The Sixth Amendment guarantees an accused the right to confront the witnesses
against him. U.S. CONST. amend. VI; Crawford v. Washington, 541 U.S. 36, 42, 51, 124
S. Ct. 1354, 158 L. Ed. 2d 177(2004). The main and essential purpose of confrontation
is the opportunity of cross-examination. State v. Lee, 188 Wn.2d 473, 487, 396 P.3d
316 (2017). But the right to confrontation is not absolute. Lee, 188 Wn.2d at 487.

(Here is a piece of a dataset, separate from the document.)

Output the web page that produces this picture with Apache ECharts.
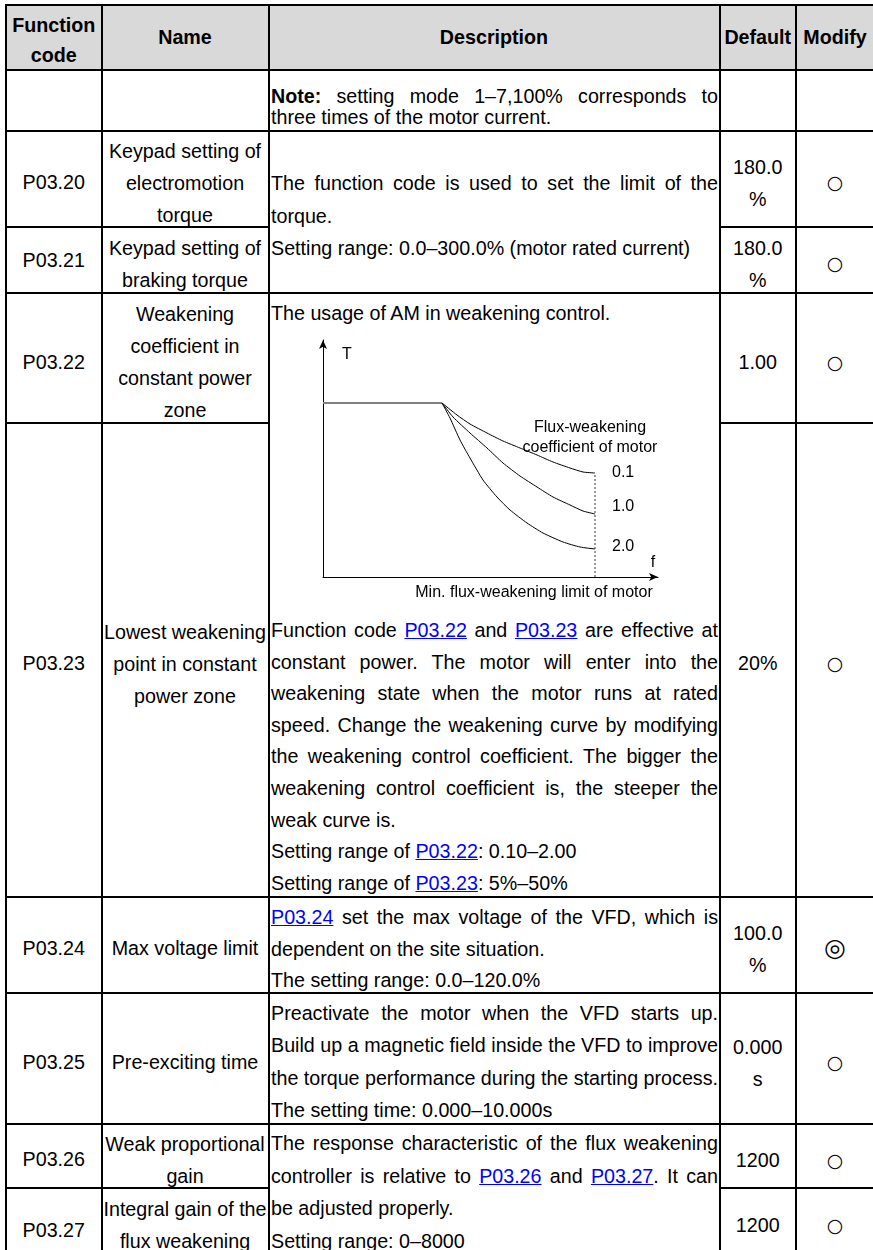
<!DOCTYPE html>
<html><head><meta charset="utf-8">
<script src="https://cdn.jsdelivr.net/npm/echarts@6/dist/echarts.min.js"></script>
<style>
html,body{margin:0;padding:0;background:#fff;}
#page{position:relative;width:873px;height:1250px;overflow:hidden;font-family:"Liberation Sans",Arial,sans-serif;font-size:19.7px;color:#000;background:#fff;}
.ln{position:absolute;background:#000;}
.t{position:absolute;white-space:nowrap;line-height:24px;height:24px;}
.t span{white-space:nowrap;}
.c{text-align:center;}
.b{font-weight:bold;}
.sym{font-family:"DejaVu Sans",sans-serif;font-size:19px;}
.sym2{font-size:25px;}
a{color:#0000ff;text-decoration:underline;}
#chart{position:absolute;left:270px;top:325px;width:440px;height:290px;}
</style></head><body><div id="page"><div id="chart"></div></div>
<script>
// ---------- chart data (torque vs frequency, in drawing units) ----------
const flatTorque = [[0,174],[119,174]];
const coef01 = [[119,174],[134,162],[147,153],[164,144],[180,136],[197,129],[214,122],[230,115],[247,109],[260,105],[272,104]];
const coef10 = [[119,174],[130,160],[147,144],[164,129],[180,114],[197,101],[214,90],[230,80],[247,72],[260,66],[272,63]];
const coef20 = [[119,174],[127,159],[137,137],[147,119],[160,97],[174,80],[187,67],[204,54],[220,44],[240,35],[257,30],[272,28]];
const limitLine = [[272,0],[272,104]];
const curveNames = ['0.1','1.0','2.0'];

// ---------- table content ----------
const headers = [['Function','code'],['Name'],['Description'],['Default'],['Modify']];
const codes = ['P03.20','P03.21','P03.22','P03.23','P03.24','P03.25','P03.26','P03.27'];
const names = [['Keypad setting of','electromotion','torque'],['Keypad setting of','braking torque'],['Weakening','coefficient in','constant power','zone'],['Lowest weakening','point in constant','power zone'],['Max voltage limit'],['Pre-exciting time'],['Weak proportional','gain'],['Integral gain of the','flux weakening']];
const defaults = [['180.0','%'],['180.0','%'],['1.00'],['20%'],['100.0','%'],['0.000','s'],['1200'],['1200']];
const modifies = ['○','○','○','○','◎','○','○','○'];
const L = s => '<a>' + s + '</a>';
const descBlocks = [
  [96, 21, [['<b>Note:</b> setting mode 1–7,100% corresponds to',1],['three times of the motor current.',0]]],
  [183, 32.5, [['The function code is used to set the limit of the',1],['torque.',0],['Setting range: 0.0–300.0% (motor rated current)',0]]],
  [313, 32, [['The usage of AM in weakening control.',0]]],
  [630, 31.6, [['Function code '+L('P03.22')+' and '+L('P03.23')+' are effective at',1],['constant power. The motor will enter into the',1],['weakening state when the motor runs at rated',1],['speed. Change the weakening curve by modifying',1],['the weakening control coefficient. The bigger the',1],['weakening control coefficient is, the steeper the',1],['weak curve is.',0],['Setting range of '+L('P03.22')+': 0.10–2.00',0],['Setting range of '+L('P03.23')+': 5%–50%',0]]],
  [917, 31.7, [[L('P03.24')+' set the max voltage of the VFD, which is',1],['dependent on the site situation.',0],['The setting range: 0.0–120.0%',0]]],
  [1013, 32.3, [['Preactivate the motor when the VFD starts up.',1],['Build up a magnetic field inside the VFD to improve',1],['the torque performance during the starting process.',1],['The setting time: 0.000–10.000s',0]]],
  [1143, 32.5, [['The response characteristic of the flux weakening',1],['controller is relative to '+L('P03.26')+' and '+L('P03.27')+'. It can',1],['be adjusted properly.',0],['Setting range: 0–8000',0]]]
];

// ---------- layout ----------
const COLX = [6, 101.5, 268.5, 719.5, 796, 876];
const HLINES = [[5,0,5],[70,0,5],[131,0,5],[227,0,2],[227,3,5],[293,0,5],[423,0,2],[423,3,5],[897,0,5],[993,0,5],[1124,0,5],[1188,0,2],[1188,3,5]];
const codeY = [182,260,362,663,948,1062,1159,1230];
const nameY = [182.5,263.5,361.5,664,948,1062,1159.5,1224.5];
const defY = [183,264,362,663,949,1063,1160,1225];
const modY = [182,263,362,663,948,1062,1160,1225];
const PITCH = 32;

const page = document.getElementById('page');
function rect(x,y,w,h,color){const d=document.createElement('div');d.className='ln';d.style.cssText=`left:${x}px;top:${y}px;width:${w}px;height:${h}px;`+(color?`background:${color};`:'');page.appendChild(d);return d;}
rect(COLX[0],5,COLX[5]-COLX[0],65,'#d9d9d9');
HLINES.forEach(([y,a,b])=>rect(COLX[a]-1,y-1,COLX[b]-COLX[a]+2,2));
COLX.slice(0,5).forEach(x=>rect(x-1,4,2,1260));

const fits = [];
function text(html, col, cy, opts){
  opts = opts||{};
  const d = document.createElement('div');
  d.className = 't' + (opts.bold?' b':'') + (opts.sym?' sym':'') + (html==='◎'?' sym2':'');
  const sp = document.createElement('span');
  sp.innerHTML = html;
  d.appendChild(sp);
  if (opts.mode === 'j' || opts.mode === 'l') {
    d.style.left = '271px'; d.style.width = '447px';
  } else {
    const x0 = COLX[col], x1 = Math.min(COLX[col+1], 874);
    d.style.left = x0 + 'px'; d.style.width = (x1-x0) + 'px'; d.classList.add('c');
  }
  d.style.top = (cy - 12) + 'px';
  page.appendChild(d);
  fits.push([d, sp, opts.mode || 'c', col]);
}
function block(lines, col, cy, pitch, opts){
  const n = lines.length;
  lines.forEach((s,i)=>text(s, col, cy + (i-(n-1)/2)*pitch, opts));
}
block(headers[0],0,40,30,{bold:true});
for (let i=1;i<5;i++) block(headers[i],i,37,30,{bold:true});
codes.forEach((c,i)=>text(c,0,codeY[i]));
names.forEach((n,i)=>block(n,1,nameY[i],PITCH));
defaults.forEach((n,i)=>block(n,3,defY[i],PITCH));
modifies.forEach((m,i)=>text(m,4,modY[i],{sym:true}));
descBlocks.forEach(([y0,p,lines])=>lines.forEach(([h,j],i)=>text(h,2,y0+i*p,{mode:j?'j':'l'})));

function doFit(){
  fits.forEach(([d,sp,mode,col])=>{
    const w = sp.getBoundingClientRect().width;
    if (mode === 'j') {
      const n = (sp.textContent.match(/ /g)||[]).length;
      if (n) d.style.wordSpacing = ((447 - w)/n) + 'px';
    } else if (mode === 'c') {
      const max = Math.min(COLX[col+1],874)-COLX[col]-4;
      if (w > max) { const n = sp.textContent.length; d.style.letterSpacing = ((max - w)/n) + 'px'; }
    }
  });
}
doFit();

// ---------- chart ----------
const chart = echarts.init(document.getElementById('chart'), null, {renderer:'canvas'});
const FONT = 'Liberation Sans';
const axisCommon = {type:'value', axisTick:{show:false}, axisLabel:{show:false}, splitLine:{show:false},
  axisLine:{show:true, onZero:false, symbol:['none','arrow'], symbolSize:[6,9], lineStyle:{color:'#000', width:1}}};
const curveData = [coef01, coef10, coef20];
const labelOffsets = [[0,0],[0,-7],[0,-2]];
chart.setOption({
  animation:false,
  grid:{left:53, top:15, width:335, height:237},
  xAxis:Object.assign({min:0, max:335}, axisCommon),
  yAxis:Object.assign({min:0, max:237}, axisCommon),
  series:[
    {type:'line', data:flatTorque, symbol:'none', silent:true, lineStyle:{color:'#808080', width:2}},
    ...curveData.map((d,i)=>({type:'line', name:curveNames[i], data:d, smooth:0.2, symbol:'none', silent:true,
      lineStyle:{color:'#000', width:1},
      endLabel:{show:true, formatter:'{a}', distance:17, offset:labelOffsets[i], color:'#000', fontSize:16, fontFamily:FONT}})),
    {type:'line', data:limitLine, symbol:'none', silent:true, lineStyle:{color:'#333', width:1, type:[2,2]}}
  ],
  graphic:[
    {type:'text', style:{text:'T', x:77, y:30, align:'center', verticalAlign:'middle', font:'16px '+FONT, fill:'#000'}},
    {type:'text', style:{text:'f', x:383, y:238, align:'center', verticalAlign:'middle', font:'16px '+FONT, fill:'#000'}},
    {type:'text', style:{text:'Flux-weakening', x:320, y:103, align:'center', verticalAlign:'middle', font:'16px '+FONT, fill:'#000'}},
    {type:'text', style:{text:'coefficient of motor', x:320, y:123, align:'center', verticalAlign:'middle', font:'16px '+FONT, fill:'#000'}},
    {type:'text', style:{text:'Min. flux-weakening limit of motor', x:264, y:268, align:'center', verticalAlign:'middle', font:'16px '+FONT, fill:'#000'}}
  ]
});
</script></body></html>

"Courts may, within their sound discretion, deny cross-examination if the evidence
sought is vague, argumentative, or speculative." State v. Darden, 145 Wn.2d 612, 620-
21,41 P.3d 1189 (2002).
Courts apply a three-part test to determine whether a court violated a defendant's
right to confrontation by limiting the scope of cross-examination:
"First, the evidence must be of at least minimal relevance. Second, if relevant, the burden is on the State to show the evidence is so prejudicial as to disrupt the fairness of the fact-finding process at trial. Finally, the State's interest to exclude prejudicial evidence must be balanced against the defendant's need for the information sought, and only if the State's interest outweighs the defendant's need can otherwise relevant information be withheld."

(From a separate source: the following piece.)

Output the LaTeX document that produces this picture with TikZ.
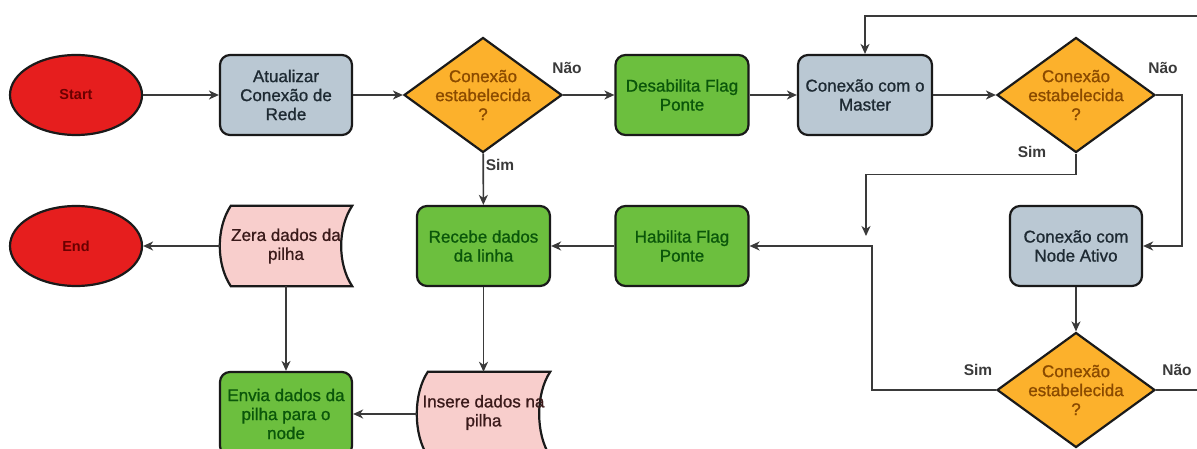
\documentclass[tikz,border=0pt]{standalone}
\usepackage{fontspec}
\setmainfont{Liberation Sans}
\newfontfamily\boxfont{Liberation Sans}[FakeBold=1.0]
\usetikzlibrary{shapes.geometric,arrows.meta,calc}

\definecolor{redfill}{HTML}{E61E1E}
\definecolor{redtext}{HTML}{6A0000}
\definecolor{grayfill}{HTML}{BAC8D3}
\definecolor{graytext}{HTML}{1E2A33}
\definecolor{yelfill}{HTML}{FCB12C}
\definecolor{yeltext}{HTML}{8A4A00}
\definecolor{grnfill}{HTML}{6CBF3E}
\definecolor{grntext}{HTML}{0A560A}
\definecolor{pinkfill}{HTML}{F8CECC}
\definecolor{pinktext}{HTML}{3A1A1A}
\definecolor{edgecol}{HTML}{1A1A1A}
\definecolor{wire}{HTML}{3A3A3A}

\tikzset{
  base/.style={draw=edgecol, line width=2.2pt, inner sep=0pt, align=center,
    font=\boxfont\fontsize{17}{19}\selectfont},
  terminal/.style={base, ellipse, fill=redfill, text=redtext,
    minimum width=132pt, minimum height=80pt, font=\fontsize{14.5}{17}\selectfont\bfseries},
  process/.style={base, rectangle, rounded corners=10pt, minimum width=132pt, minimum height=80pt},
  grayproc/.style={process, fill=grayfill, text=graytext},
  greenproc/.style={process, fill=grnfill, text=grntext},
  decision/.style={base, diamond, fill=yelfill, minimum width=158pt, minimum height=115pt},
  dectext/.style={text=yeltext, align=center, inner sep=0pt, font=\boxfont\fontsize{17}{19}\selectfont},
  holder/.style={rectangle, inner sep=0pt, minimum width=133pt, minimum height=84pt},
  storedtext/.style={text=pinktext, align=center, inner sep=0pt, font=\boxfont\fontsize{17}{19}\selectfont},
  storedshape/.style={draw=edgecol, line width=2.2pt, fill=pinkfill},
  flow/.style={draw=wire, line width=1.6pt, -{Stealth[length=10pt,width=9pt,inset=3pt]}},
  plain/.style={draw=wire, line width=1.6pt},
  branch/.style={font=\fontsize{15.5}{18}\selectfont\bfseries, text=wire, inner sep=0pt},
}

% stored-data outline: convex left side, concave right side
\newcommand\drawstored[1]{%
  \draw[storedshape] ($(#1.north west)+(11,0)$) -- (#1.north east)
    .. controls ($(#1.north east)+(-14.7,22)$) and ($(#1.south east)+(-14.7,-22)$) .. (#1.south east)
    -- ($(#1.south west)+(11,0)$)
    .. controls ($(#1.south west)+(-3.7,-22)$) and ($(#1.north west)+(-3.7,22)$) .. ($(#1.north west)+(11,0)$) -- cycle;}

\begin{document}
\begin{tikzpicture}[x=1pt,y=-1pt]
  \fill[white] (0,0) rectangle (1197,449);
  \useasboundingbox (0,0) rectangle (1197,449);

  % top row
  \node[terminal] (start) at (76,95) {Start};
  \node[grayproc] (atual) at (286,95) {Atualizar\\Conexão de\\Rede};
  \node[decision] (d1) at (483,95) {};
  \node[dectext] (d1t) at (d1) {Conexão\\estabelecida\\?};
  \node[greenproc, minimum width=133pt] (desab) at (682,95) {Desabilita Flag\\Ponte};
  \node[grayproc, minimum width=134pt] (master) at (865,95) {Conexão com o\\Master};
  \node[decision] (d2) at (1076,95) {};
  \node[dectext] (d2t) at (d2) {Conexão\\estabelecida\\?};

  % middle row
  \node[terminal] (end) at (76,246) {End};
  \node[holder, minimum width=132pt, minimum height=80pt] (zera) at (286,246) {};
  \drawstored{zera}
  \node[storedtext] (zerat) at (zera) {Zera dados da\\pilha};
  \node[greenproc, minimum width=133pt] (recebe) at (483.5,246) {Recebe dados\\da linha};
  \node[greenproc, minimum width=133pt] (habil) at (682,246) {Habilita Flag\\Ponte};
  \node[grayproc] (ativo) at (1076,246) {Conexão com\\Node Ativo};

  % bottom row
  \node[greenproc, minimum height=84pt] (envia) at (286,414) {Envia dados da\\pilha para o\\node};
  \node[holder] (ins) at (483.5,414) {};
  \drawstored{ins}
  \node[storedtext] (inst) at ($(ins)+(0,-1.5)$) {Insere dados na\\pilha};
  \node[decision] (d3) at (1076,390) {};
  \node[dectext] (d3t) at (d3) {Conexão\\estabelecida\\?};

  % free ends
  \coordinate (loopin) at (1197,16);
  \coordinate (simdrop) at (866,236);
  \coordinate (simjoin) at (872,246);
  \coordinate (naoout) at (1197,390);

  % connectors
  \draw[flow] (start) -- (atual);
  \draw[flow] (atual) -- (d1);
  \draw[flow] (d1) -- (desab);
  \draw[flow] (desab) -- (master);
  \draw[flow] (master) -- (d2);
  \draw[flow] (loopin) -| (master.north);
  \draw[flow] (d2.south) -- ++(0,21) -| (simdrop);
  \draw[flow] (d2.east) -- ++(26,0) |- (ativo.east);
  \draw[flow] (ativo) -- (d3);
  \draw[flow] (d3.west) -| (simjoin) -- (habil.east);
  \draw[plain] (d3.east) -- (naoout);
  \draw[flow] (habil) -- (recebe);
  \draw[flow] (d1) -- (recebe);
  \draw[flow] (recebe) -- (ins);
  \draw[flow] (ins.west |- envia.east) -- (envia.east);
  \draw[flow] (zera.west) -- (end.east);
  \draw[flow] (zera) -- (envia);

  % branch labels
  \node[branch] (n1) at (567,68) {Não};
  \node[branch] (s1) at (500,165) {Sim};
  \node[branch] (n2) at (1163,68) {Não};
  \node[branch] (s2) at (1032,152) {Sim};
  \node[branch] (s3) at (978,370) {Sim};
  \node[branch] (n3) at (1177,370) {Não};
\end{tikzpicture}
\end{document}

Lee, 188 Wn.2d at 488 (quoting Darden, 145 Wn.2d at 622).
"The confrontation right and associated cross-examination are limited by general
considerations of relevance." Darden, 145 Wn.2d at 621. Generally, evidence is
relevant to attack a witness' credibility or to show bias or prejudice. Lee, 188 Wn.2d at
14 No. 77003-9-1/15
488. Evidence of specific instances of lying may be relevant to credibility but" 'their
admission is highly discretionary under ER 608(b).'" Lee, 188 Wn.2d at 488 (quoting
State v. Kunze, 97 Wn. App. 832, 859, 988 P.2d 977 (1999)). The proponent of ER
608(b) evidence must have a good faith basis that the misconduct actually occurred.

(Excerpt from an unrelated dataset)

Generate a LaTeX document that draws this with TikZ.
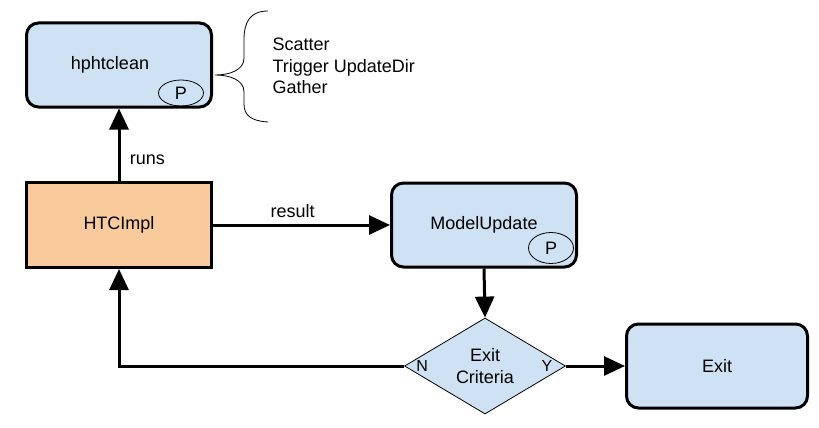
\documentclass[tikz,border=0pt]{standalone}
\usepackage{fontspec}
\setmainfont{Liberation Sans}
\usetikzlibrary{shapes.geometric,arrows.meta}
\definecolor{boxblue}{HTML}{CFE2F3}
\definecolor{boxorange}{HTML}{F9CB9C}

\begin{document}
\begin{tikzpicture}[x=1pt,y=-1pt,
    font=\fontsize{18}{21.5}\selectfont,
    procbox/.style={draw,line width=3pt,rounded corners=12pt,fill=boxblue,
      minimum width=185pt,minimum height=84pt,inner sep=0pt},
    implbox/.style={draw,line width=3pt,fill=boxorange,
      minimum width=185pt,minimum height=85pt,inner sep=0pt},
    pmark/.style={draw,ellipse,line width=0.8pt,inner sep=0pt},
    decision/.style={draw,diamond,line width=0.8pt,fill=boxblue,
      minimum width=161pt,minimum height=96pt,inner sep=0pt,align=center},
    flow/.style={line width=3pt,-{Triangle[length=21pt,width=19pt]}}]
  \useasboundingbox (0,0) rectangle (819,428);

  % boxes
  \node[procbox] (clean) at (119,65) {hphtclean\hspace*{18pt}};
  \node[implbox] (impl) at (119,225) {HTCImpl};
  \node[procbox] (model) at (484,225) {ModelUpdate};
  \node[decision] (crit) at (485,366) {Exit\\Criteria};
  \node[procbox,minimum width=181pt] (exit) at (717,366) {Exit};

  % parallel marks
  \node[pmark,minimum width=45pt,minimum height=26pt] (cleanP) at (181,93) {P};
  \node[pmark,minimum width=45pt,minimum height=31pt] (modelP) at (551,248) {P};

  % decision labels
  \node[font=\fontsize{16}{19}\selectfont] at ([xshift=18pt]crit.west) {N};
  \node[font=\fontsize{16}{19}\selectfont] at ([xshift=-19pt]crit.east) {Y};

  % connectors
  \draw[flow] (impl.north) -- (clean.south) node[pos=0.3,right=6pt] {runs};
  \draw[flow] (impl.east) -- (model.west) node[pos=0.45,above=2pt] {result};
  \draw[flow] (model.south) -- (crit.north);
  \draw[flow] (crit.east) -- (exit.west);
  \draw[flow] (crit.west) -- (crit.west -| impl.south) -- (impl.south);

  % brace with steps
  \coordinate (tip) at (215,75);
  \draw[line width=0.8pt] (268,11) .. controls (250,11) and (244,22) .. (244,40)
    -- (244,58) .. controls (244,70) and (230,75) .. (tip)
    .. controls (230,75) and (244,80) .. (244,92) -- (244,104)
    .. controls (244,116) and (252,121) .. (268,122);
  \node[anchor=west,align=left] (steps) at (269,66)
    {Scatter\\Trigger UpdateDir\\Gather};
\end{tikzpicture}
\end{document}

See State v. Russell, 125 Wn.2d 24, 84, 882 P.2d 747(1994)(error for prosecutor to
ask witness whether he killed a cat and dangled it over a bridge where prosecution had
no valid basis or reason to believe "this had happened"); State v. Johnson, 90 Wn. App.
54, 71, 950 P.2d 981 (1998)("The cross-examiner must have a good faith basis for the
inquiry.").
We review the trial court's decision to limit the scope of cross-examination under
ER 608(b)for abuse of discretion. Lee, 188 Wn.2d at 486. A trial court abuses its
discretion when its decision is "'manifestly unreasonable or based upon untenable
grounds or reasons.'" State v. Garcia, 179 Wn.2d 828, 844, 318 P.3d 266(2014)6
(quoting State v. Lamb, 175 Wn.2d 121, 127, 285 P.3d 27 (2012)).
The defense sought to admit evidence that Officer Loux made a false statement
to a supervisor. Martin argued the pending OPA investigation about whether Officer
Loux "had made a false statement to a supervisor" is "germane to his credibility as a
witness." Defense counsel argued the "foundation for my belief" that the underlying
misconduct occurred is that the State is "providing information to me as they believe
they are required to do under Brady." The prosecutor argued the information the State
provided "are purely allegations" and "Where has been no finding by any investigative
6 Internal quotation marks omitted.
15 No. 77003-9-1/16
body that it. . . happened." The State argued defense counsel "cannot make any kind
of a showing that a lie, or any kind of a false statement, in fact, took place."
Martin contends the court abused its discretion by limiting cross-examination of
Officer Loux without weighing the probative value of the evidence. The record does not
support his argument. The court found that the evidence of a pending investigation that
Officer Loux made a false statement is "clearly relevant under ER-608(b)," but "the
question is the prejudice." The court ruled that under ER 608(b), defense counsel could
ask about an "incident involving dishonesty or veracity" on cross-examination only if
"counsel has a good-faith belie[f] in basically the truth of the allegation." The court
found that although there is a good-faith belief "that there is an investigation going on
about Officer Loux's truthfulness in a particular incident," defense counsel did not
demonstrate a "good-faith belief that he did, in fact, falsify information when he made
the report." We conclude the court did not abuse its discretion in ruling under ER 608(b)
the defense could not cross-examine Officer Loux about the pending OPA investigation.
In any event, exclusion of the impeachment evidence was harmless.
Confrontation clause violations are subject to a harmless error analysis. State v.
Beadle, 173 Wn.2d 97, 119, 265 P.3d 863(2011). A constitutional error is harmless if
"'the untainted evidence is so overwhelming that it necessarily leads to a finding of the
defendant's guilt.'" Beadle, 173 Wn.2d at 119 (quoting State v. Koslowski, 166 Wn.2d
409, 431, 209 P.3d 479 (2009)). Here, the unchallenged findings establish the
untainted evidence establishes Martin is guilty of willfully obstructing Officer Cloninger in
the discharge of his duty as a law enforcement officer.
16 No. 77003-9-1/17
We affirm the conviction of obstruction of a law enforcement officer.